Provided data:
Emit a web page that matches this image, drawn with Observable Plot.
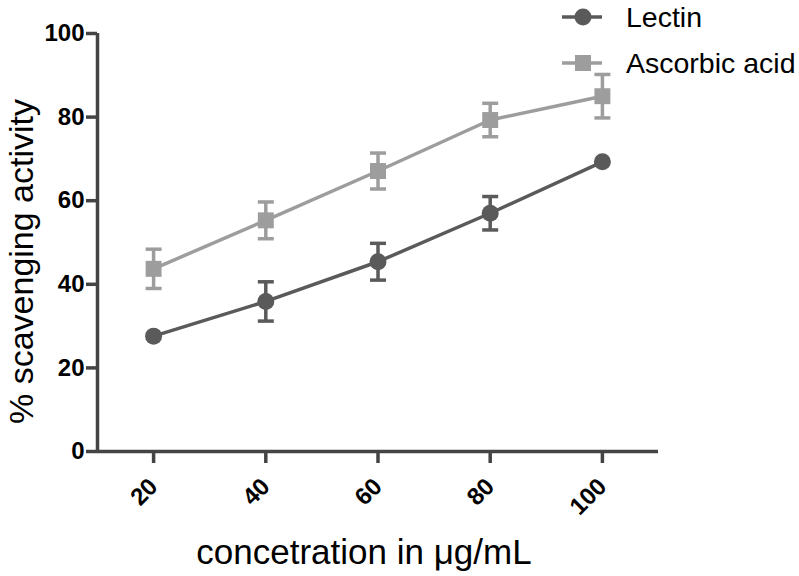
<!DOCTYPE html>
<html>
<head>
<meta charset="utf-8">
<script src="https://cdn.jsdelivr.net/npm/d3@7"></script>
<script src="https://cdn.jsdelivr.net/npm/@observablehq/plot@0.6"></script>
<style>
  html, body { margin: 0; padding: 0; background: #fff; }
  #wrap { position: relative; width: 799px; height: 576px; font-family: "Liberation Sans", Arial, sans-serif; }
  #legend { position: absolute; left: 560px; top: 0; }
  .item { position: absolute; left: 0; height: 40px; display: flex; align-items: center; white-space: nowrap; }
  .item span { font-size: 28.5px; color: #000; margin-left: 22px; }
</style>
</head>
<body>
<div id="wrap"></div>
<script>
const concentrations = [20, 40, 60, 80, 100];
const lectinMean = [27.6, 35.9, 45.4, 57.0, 69.3];
const lectinErr = [0, 4.7, 4.4, 4.0, 0];
const ascorbicMean = [43.7, 55.3, 67.1, 79.3, 85.0];
const ascorbicErr = [4.7, 4.4, 4.3, 4.0, 5.2];
const seriesNames = ["Lectin", "Ascorbic acid"];
const seriesColors = ["#5a5a5a", "#9d9d9d"];
const xTicks = [20, 40, 60, 80, 100];
const yTicks = [0, 20, 40, 60, 80, 100];
const xLabel = "concetration in \u03bcg/mL";
const yLabel = "% scavenging activity";

const rows = [];
concentrations.forEach((c, i) => {
  rows.push({series: seriesNames[0], x: c, y: lectinMean[i], err: lectinErr[i], lo: lectinMean[i] - lectinErr[i], hi: lectinMean[i] + lectinErr[i]});
  rows.push({series: seriesNames[1], x: c, y: ascorbicMean[i], err: ascorbicErr[i], lo: ascorbicMean[i] - ascorbicErr[i], hi: ascorbicMean[i] + ascorbicErr[i]});
});
const errRows = rows.filter(d => d.err > 0);
const colorOf = s => seriesColors[seriesNames.indexOf(s)];

const capSymbol = {draw(ctx) { ctx.moveTo(-8, 0); ctx.lineTo(8, 0); }};

const chart = Plot.plot({
  width: 799,
  height: 576,
  marginLeft: 97,
  marginRight: 141,
  marginTop: 33,
  marginBottom: 125,
  style: {fontFamily: "'Liberation Sans', Arial, sans-serif", background: "#fff", overflow: "visible"},
  x: {domain: [10, 110]},
  y: {domain: [0, 100]},
  marks: [
    Plot.axisY({ticks: yTicks, tickSize: 11, tickPadding: 2, stroke: "#444", strokeWidth: 3.5, fill: "#000", fontSize: 24, fontWeight: "bold", label: null}),
    Plot.axisX({ticks: xTicks, tickSize: 12, tickPadding: 19, tickRotate: -45, stroke: "#444", strokeWidth: 3.5, fill: "#000", fontSize: 24, fontWeight: "bold", label: null}),
    Plot.ruleX([10], {stroke: "#444", strokeWidth: 3.5}),
    Plot.ruleY([0], {stroke: "#444", strokeWidth: 3.5}),
    Plot.line(rows, {x: "x", y: "y", z: "series", stroke: d => colorOf(d.series), strokeWidth: 3.5}),
    Plot.ruleX(errRows, {x: "x", y1: "lo", y2: "hi", stroke: d => colorOf(d.series), strokeWidth: 3.5}),
    Plot.dot(errRows, {x: "x", y: "lo", symbol: capSymbol, r: 1, stroke: d => colorOf(d.series), strokeWidth: 3.5}),
    Plot.dot(errRows, {x: "x", y: "hi", symbol: capSymbol, r: 1, stroke: d => colorOf(d.series), strokeWidth: 3.5}),
    Plot.dot(rows.filter(d => d.series === seriesNames[0]), {x: "x", y: "y", r: 8.5, fill: seriesColors[0], symbol: "circle"}),
    Plot.dot(rows.filter(d => d.series === seriesNames[1]), {x: "x", y: "y", r: 9, fill: seriesColors[1], symbol: "square"}),
    Plot.text([xLabel], {frameAnchor: "bottom", dx: -14, dy: 101, fontSize: 35, fill: "#000", lineAnchor: "middle", textAnchor: "middle"}),
    Plot.text([yLabel], {frameAnchor: "left", dx: -75, dy: 19, rotate: -90, fontSize: 34, fill: "#000", lineAnchor: "middle", textAnchor: "middle"})
  ]
});

const wrap = document.getElementById("wrap");
wrap.appendChild(chart);

// Legend (HTML overlay)
const legend = document.createElement("div");
legend.id = "legend";
const legendY = [17, 63];
seriesNames.forEach((name, i) => {
  const item = document.createElement("div");
  item.className = "item";
  item.style.top = (legendY[i] - 20) + "px";
  const marker = i === 0
    ? `<circle cx="23" cy="20" r="8.5" fill="${seriesColors[i]}"/>`
    : `<rect x="15" y="12" width="16" height="16" fill="${seriesColors[i]}"/>`;
  item.innerHTML = `<svg width="44" height="40"><line x1="2" x2="42" y1="20" y2="20" stroke="${seriesColors[i]}" stroke-width="3.5"/>${marker}</svg><span>${name}</span>`;
  legend.appendChild(item);
});
wrap.appendChild(legend);
</script>
</body>
</html>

Brief: Copy the whole of the material above exactly, but not its images.

Exercise result:
Emit a web page that matches this image, drawn with Observable Plot.
<!DOCTYPE html>
<html>
<head>
<meta charset="utf-8">
<script src="https://cdn.jsdelivr.net/npm/d3@7"></script>
<script src="https://cdn.jsdelivr.net/npm/@observablehq/plot@0.6"></script>
<style>
  html, body { margin: 0; padding: 0; background: #fff; }
  #wrap { position: relative; width: 799px; height: 576px; font-family: "Liberation Sans", Arial, sans-serif; }
  #legend { position: absolute; left: 560px; top: 0; }
  .item { position: absolute; left: 0; height: 40px; display: flex; align-items: center; white-space: nowrap; }
  .item span { font-size: 28.5px; color: #000; margin-left: 22px; }
</style>
</head>
<body>
<div id="wrap"></div>
<script>
const concentrations = [20, 40, 60, 80, 100];
const lectinMean = [27.6, 35.9, 45.4, 57.0, 69.3];
const lectinErr = [0, 4.7, 4.4, 4.0, 0];
const ascorbicMean = [43.7, 55.3, 67.1, 79.3, 85.0];
const ascorbicErr = [4.7, 4.4, 4.3, 4.0, 5.2];
const seriesNames = ["Lectin", "Ascorbic acid"];
const seriesColors = ["#5a5a5a", "#9d9d9d"];
const xTicks = [20, 40, 60, 80, 100];
const yTicks = [0, 20, 40, 60, 80, 100];
const xLabel = "concetration in \u03bcg/mL";
const yLabel = "% scavenging activity";

const rows = [];
concentrations.forEach((c, i) => {
  rows.push({series: seriesNames[0], x: c, y: lectinMean[i], err: lectinErr[i], lo: lectinMean[i] - lectinErr[i], hi: lectinMean[i] + lectinErr[i]});
  rows.push({series: seriesNames[1], x: c, y: ascorbicMean[i], err: ascorbicErr[i], lo: ascorbicMean[i] - ascorbicErr[i], hi: ascorbicMean[i] + ascorbicErr[i]});
});
const errRows = rows.filter(d => d.err > 0);
const colorOf = s => seriesColors[seriesNames.indexOf(s)];

const capSymbol = {draw(ctx) { ctx.moveTo(-8, 0); ctx.lineTo(8, 0); }};

const chart = Plot.plot({
  width: 799,
  height: 576,
  marginLeft: 97,
  marginRight: 141,
  marginTop: 33,
  marginBottom: 125,
  style: {fontFamily: "'Liberation Sans', Arial, sans-serif", background: "#fff", overflow: "visible"},
  x: {domain: [10, 110]},
  y: {domain: [0, 100]},
  marks: [
    Plot.axisY({ticks: yTicks, tickSize: 11, tickPadding: 2, stroke: "#444", strokeWidth: 3.5, fill: "#000", fontSize: 24, fontWeight: "bold", label: null}),
    Plot.axisX({ticks: xTicks, tickSize: 12, tickPadding: 19, tickRotate: -45, stroke: "#444", strokeWidth: 3.5, fill: "#000", fontSize: 24, fontWeight: "bold", label: null}),
    Plot.ruleX([10], {stroke: "#444", strokeWidth: 3.5}),
    Plot.ruleY([0], {stroke: "#444", strokeWidth: 3.5}),
    Plot.line(rows, {x: "x", y: "y", z: "series", stroke: d => colorOf(d.series), strokeWidth: 3.5}),
    Plot.ruleX(errRows, {x: "x", y1: "lo", y2: "hi", stroke: d => colorOf(d.series), strokeWidth: 3.5}),
    Plot.dot(errRows, {x: "x", y: "lo", symbol: capSymbol, r: 1, stroke: d => colorOf(d.series), strokeWidth: 3.5}),
    Plot.dot(errRows, {x: "x", y: "hi", symbol: capSymbol, r: 1, stroke: d => colorOf(d.series), strokeWidth: 3.5}),
    Plot.dot(rows.filter(d => d.series === seriesNames[0]), {x: "x", y: "y", r: 8.5, fill: seriesColors[0], symbol: "circle"}),
    Plot.dot(rows.filter(d => d.series === seriesNames[1]), {x: "x", y: "y", r: 9, fill: seriesColors[1], symbol: "square"}),
    Plot.text([xLabel], {frameAnchor: "bottom", dx: -14, dy: 101, fontSize: 35, fill: "#000", lineAnchor: "middle", textAnchor: "middle"}),
    Plot.text([yLabel], {frameAnchor: "left", dx: -75, dy: 19, rotate: -90, fontSize: 34, fill: "#000", lineAnchor: "middle", textAnchor: "middle"})
  ]
});

const wrap = document.getElementById("wrap");
wrap.appendChild(chart);

// Legend (HTML overlay)
const legend = document.createElement("div");
legend.id = "legend";
const legendY = [17, 63];
seriesNames.forEach((name, i) => {
  const item = document.createElement("div");
  item.className = "item";
  item.style.top = (legendY[i] - 20) + "px";
  const marker = i === 0
    ? `<circle cx="23" cy="20" r="8.5" fill="${seriesColors[i]}"/>`
    : `<rect x="15" y="12" width="16" height="16" fill="${seriesColors[i]}"/>`;
  item.innerHTML = `<svg width="44" height="40"><line x1="2" x2="42" y1="20" y2="20" stroke="${seriesColors[i]}" stroke-width="3.5"/>${marker}</svg><span>${name}</span>`;
  legend.appendChild(item);
});
wrap.appendChild(legend);
</script>
</body>
</html>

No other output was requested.